The logical tree has these items:

	hf_tr_rif_label, text="RIF: 001-A-013-9-C0F-B-555", value = NONE
	hf_tr_rif_ring,  hidden, value=0x001
	hf_tr_rif_bridge, hidden, value=0xA
	hf_tr_rif_ring,  hidden, value=0x013
	hf_tr_rif_bridge, hidden, value=0x9
	hf_tr_rif_ring,  hidden, value=0xC0F
	hf_tr_rif_bridge, hidden, value=0xB
	hf_tr_rif_ring,  hidden, value=0x555

GUI or print code will not display the hidden fields, but a display
filter or "packet grep" routine will still see the values.
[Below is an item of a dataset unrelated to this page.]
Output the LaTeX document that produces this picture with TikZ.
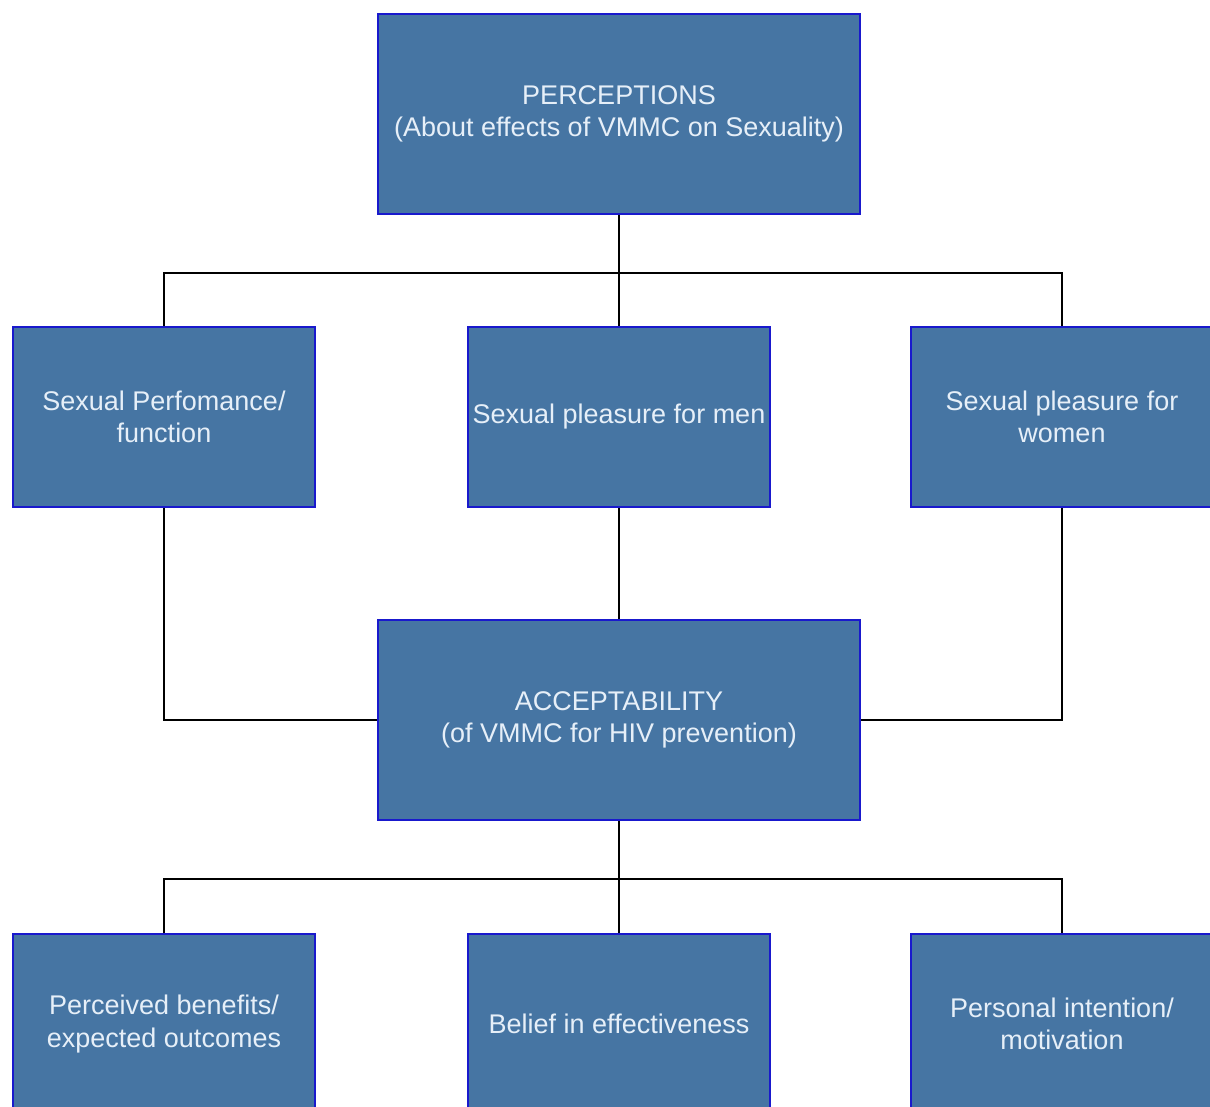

The possible
filter is then possible:

	tr.rif_ring eq 0x013

The fourth function, proto_tree_add_text(), is used to add a label to the GUI tree.
It will contain no value, so it is not searchable in the display filter process.
This function was needed in the transition from the old-style proto_tree to this
new-style proto_tree so that ethereal would still decode all protocols w/o being
able to filter on all protocols and fields. Otherwise we would have had to
cripple ethereal's functionality while we converted all the old-style proto_tree
calls to the new-style proto_tree calls.